- Interactive map of the Haveli Dina Nath area

General information
- Status: Partially preserved and inhabited
- Type: Historic haveli
- Location: Koocha Baij Nath, near Delhi Gate, Walled City of Lahore, Punjab, Pakistan
- Coordinates: 31°34′58″N 74°19′29″E﻿ / ﻿31.5828°N 74.32464°E
- Construction started: early 19th century

Technical details
- Material: Brick, timber and lime plaster
- Floor count: 2

Other information
- Number of rooms: 19

= Haveli Dina Nath =

Historic townhouse of Lahore's old city

Haveli Dina Nath is a haveli within the old city of Lahore, near Delhi Gate. It lies adjacent to the Dewan Baij Nath Haveli on its north side, with its entrance accessible via Koocha Baij Nath.

==History==
Named after Raja Dina Nath, a Hindu finance minister during Ranjit Singh's rule in Punjab, the haveli reflects his legacy. Raja Dina Nath, originally from Kashmir's noble class, was called to Lahore in October 1815 by Dewan Pandit Ganga Ram from Maharaja Ranjit Singh's army. Maharaja Ranjit Singh appointed him as a high-ranking officer, giving him the title of Dewan and control over the area of KalaNor. The British Government later awarded him the title of Raja.

Raja Dina Nath constructed two havelis within Delhi Gate. His second haveli, situated in the southeast chowk of Wazir Khan Mosque, was where he lived with his eldest son, Diwan Narinjan Nath. The well-known Dina Nath well was also located in this area.

==Architecture==
The haveli displays typical Sikh era characteristics. Its structure, painted yellow, includes a large platform, fountain basins, arches, balconies, carvings, and fresco work. The ceilings are decorated with wooden patterns and mirrors, similar to those in Lahore Fort and the Haveli of Nau Nehal Singh.

The haveli encompasses 47 marlas, featuring nineteen rooms, two basements (sard khana), verandas, and an open backyard. It also has a now-closed underground tunnel. A distinctive feature is the rooftop, adorned with large pigeon cages, a common element in many Lahore homes, traditionally used for pigeon fights and competitions.

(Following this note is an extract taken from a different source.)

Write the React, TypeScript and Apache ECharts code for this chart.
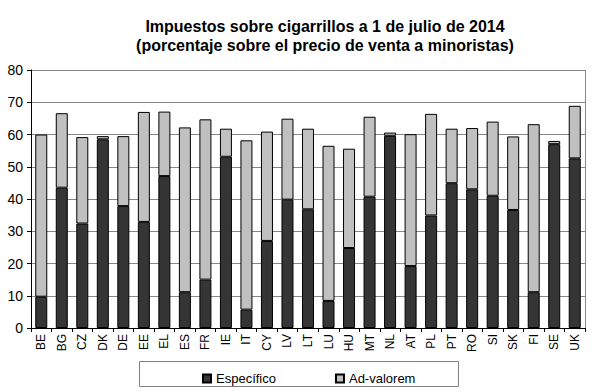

Although some parts of the haveli have undergone modifications, its historical elements, such as frescoes (partially covered by whitewash), remain visible. The main hall, believed to have been Raja Dina Nath's court, is currently used as a drawing room. It is surrounded by smaller rooms, now serving various residential purposes, and adorned with traditional crafts and pottery from old Lahore.

The roof features wooden ceilings adorned with intricate tarsembandi designs. The columns, with their ornamental bases and cusped arches, enhance the aesthetic appeal, as does a grand arch constructed with the aid of bamboo stirrups. The courtyard holds remnants of a red sandstone fountain and a cascading water feature.